DIRECTIONS FOR THIS TASK:
Only the lines from the one with "Emit a LaTeX" through the one with "(pafoot) at ([xshift=11pt]pa.south);", inclusive, should be echoed exactly; pictures are left out.

INFORMATION GIVEN:

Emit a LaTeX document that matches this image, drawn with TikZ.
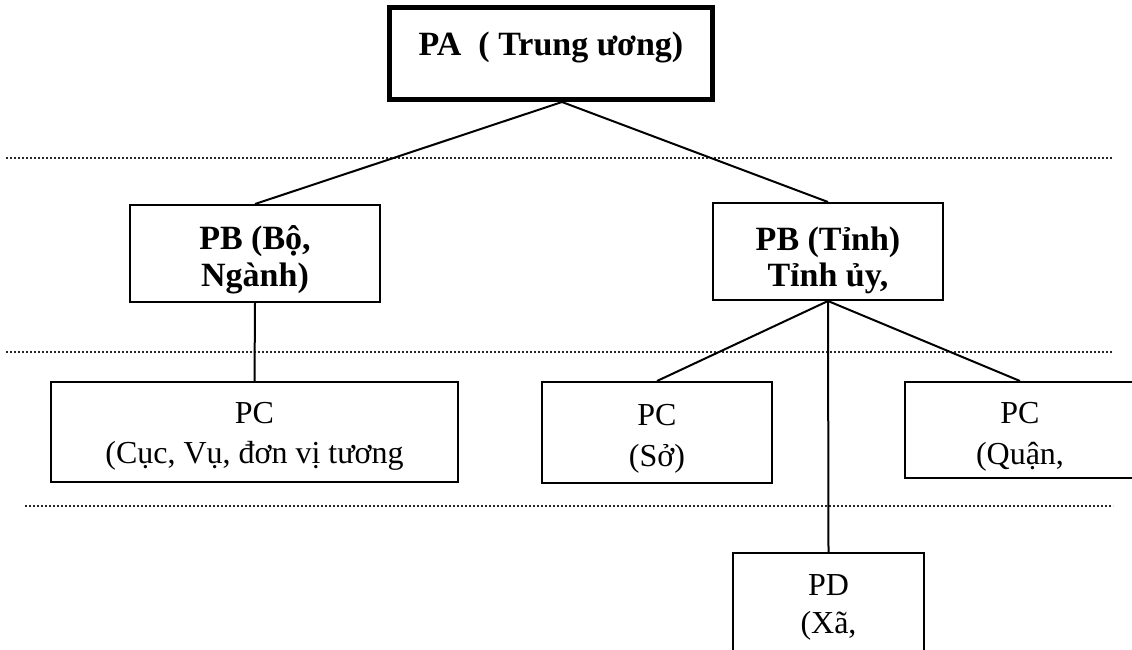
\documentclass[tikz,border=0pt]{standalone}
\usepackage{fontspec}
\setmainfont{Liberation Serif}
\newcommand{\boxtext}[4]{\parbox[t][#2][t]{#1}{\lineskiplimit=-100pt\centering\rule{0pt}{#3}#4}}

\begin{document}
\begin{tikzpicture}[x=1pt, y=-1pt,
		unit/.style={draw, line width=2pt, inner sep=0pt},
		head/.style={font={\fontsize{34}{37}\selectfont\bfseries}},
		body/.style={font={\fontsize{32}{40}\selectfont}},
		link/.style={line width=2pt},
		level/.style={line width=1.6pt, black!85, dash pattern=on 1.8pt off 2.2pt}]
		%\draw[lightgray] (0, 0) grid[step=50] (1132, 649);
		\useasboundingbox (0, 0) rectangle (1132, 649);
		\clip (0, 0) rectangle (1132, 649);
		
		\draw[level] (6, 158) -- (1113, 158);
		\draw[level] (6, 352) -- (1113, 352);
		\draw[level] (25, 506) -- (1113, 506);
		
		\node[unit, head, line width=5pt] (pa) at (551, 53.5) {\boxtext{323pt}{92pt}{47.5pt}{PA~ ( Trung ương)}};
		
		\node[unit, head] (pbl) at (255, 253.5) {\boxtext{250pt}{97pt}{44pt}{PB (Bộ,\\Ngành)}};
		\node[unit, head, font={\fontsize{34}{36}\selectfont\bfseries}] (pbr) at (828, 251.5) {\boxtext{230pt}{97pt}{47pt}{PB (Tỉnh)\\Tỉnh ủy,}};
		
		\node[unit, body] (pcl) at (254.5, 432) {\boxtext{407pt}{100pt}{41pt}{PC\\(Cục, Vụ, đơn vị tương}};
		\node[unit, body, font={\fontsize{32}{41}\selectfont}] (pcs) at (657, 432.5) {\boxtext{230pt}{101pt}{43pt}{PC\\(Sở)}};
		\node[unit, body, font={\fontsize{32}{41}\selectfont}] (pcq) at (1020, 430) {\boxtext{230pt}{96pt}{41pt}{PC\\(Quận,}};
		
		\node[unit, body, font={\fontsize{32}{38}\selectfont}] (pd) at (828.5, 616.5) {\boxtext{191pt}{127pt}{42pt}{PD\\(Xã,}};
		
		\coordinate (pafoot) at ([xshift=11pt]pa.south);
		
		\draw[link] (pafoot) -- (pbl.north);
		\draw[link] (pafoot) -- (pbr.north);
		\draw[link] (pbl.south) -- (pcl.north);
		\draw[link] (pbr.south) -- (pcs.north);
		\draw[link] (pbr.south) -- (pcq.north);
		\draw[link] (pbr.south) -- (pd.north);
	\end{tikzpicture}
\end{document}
--
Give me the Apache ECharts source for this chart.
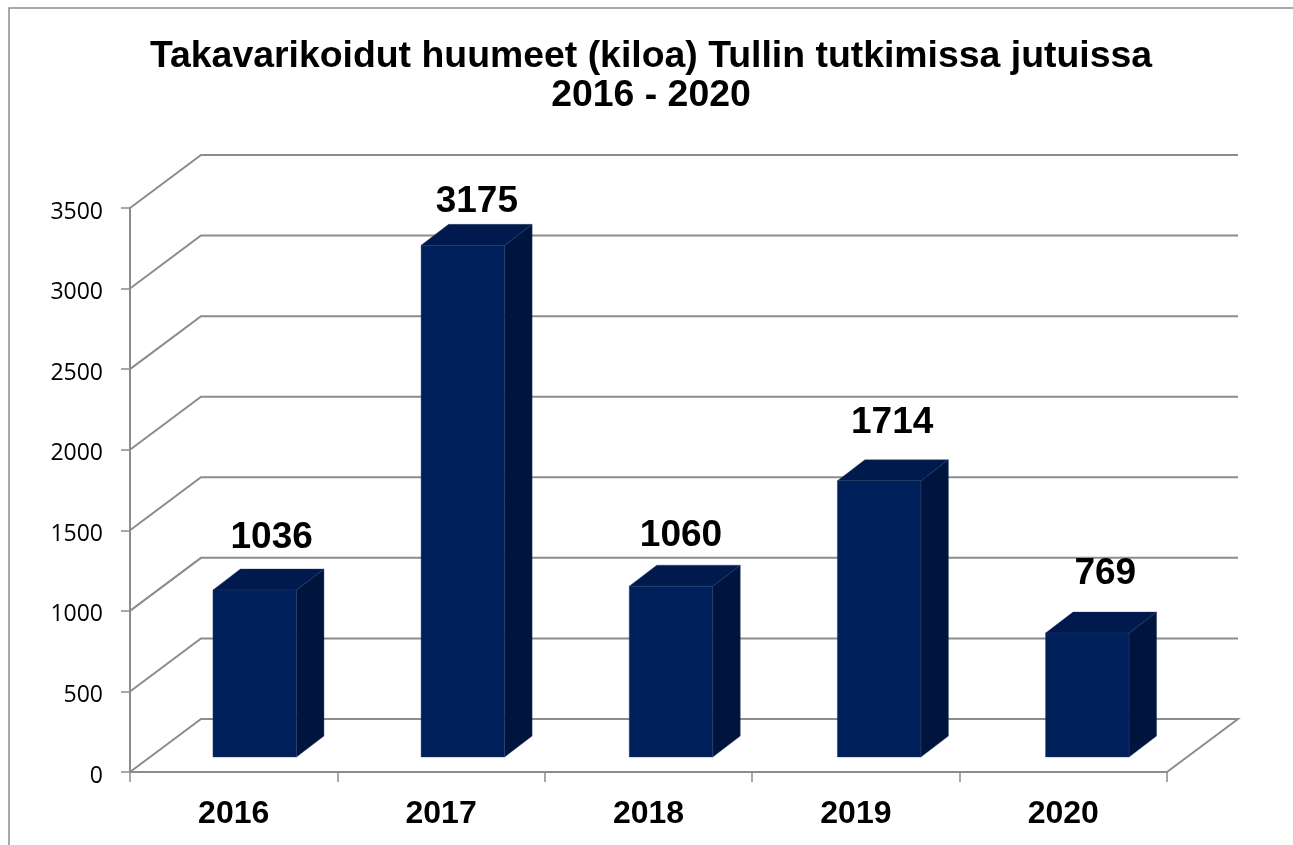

CORRECT OUTPUT:
Emit a LaTeX document that matches this image, drawn with TikZ.
\documentclass[tikz,border=0pt]{standalone}
\usepackage{fontspec}
\setmainfont{Liberation Serif}
\newcommand{\boxtext}[4]{\parbox[t][#2][t]{#1}{\lineskiplimit=-100pt\centering\rule{0pt}{#3}#4}}

\begin{document}
\begin{tikzpicture}[x=1pt, y=-1pt,
		unit/.style={draw, line width=2pt, inner sep=0pt},
		head/.style={font={\fontsize{34}{37}\selectfont\bfseries}},
		body/.style={font={\fontsize{32}{40}\selectfont}},
		link/.style={line width=2pt},
		level/.style={line width=1.6pt, black!85, dash pattern=on 1.8pt off 2.2pt}]
		%\draw[lightgray] (0, 0) grid[step=50] (1132, 649);
		\useasboundingbox (0, 0) rectangle (1132, 649);
		\clip (0, 0) rectangle (1132, 649);
		
		\draw[level] (6, 158) -- (1113, 158);
		\draw[level] (6, 352) -- (1113, 352);
		\draw[level] (25, 506) -- (1113, 506);
		
		\node[unit, head, line width=5pt] (pa) at (551, 53.5) {\boxtext{323pt}{92pt}{47.5pt}{PA~ ( Trung ương)}};
		
		\node[unit, head] (pbl) at (255, 253.5) {\boxtext{250pt}{97pt}{44pt}{PB (Bộ,\\Ngành)}};
		\node[unit, head, font={\fontsize{34}{36}\selectfont\bfseries}] (pbr) at (828, 251.5) {\boxtext{230pt}{97pt}{47pt}{PB (Tỉnh)\\Tỉnh ủy,}};
		
		\node[unit, body] (pcl) at (254.5, 432) {\boxtext{407pt}{100pt}{41pt}{PC\\(Cục, Vụ, đơn vị tương}};
		\node[unit, body, font={\fontsize{32}{41}\selectfont}] (pcs) at (657, 432.5) {\boxtext{230pt}{101pt}{43pt}{PC\\(Sở)}};
		\node[unit, body, font={\fontsize{32}{41}\selectfont}] (pcq) at (1020, 430) {\boxtext{230pt}{96pt}{41pt}{PC\\(Quận,}};
		
		\node[unit, body, font={\fontsize{32}{38}\selectfont}] (pd) at (828.5, 616.5) {\boxtext{191pt}{127pt}{42pt}{PD\\(Xã,}};
		
		\coordinate (pafoot) at ([xshift=11pt]pa.south);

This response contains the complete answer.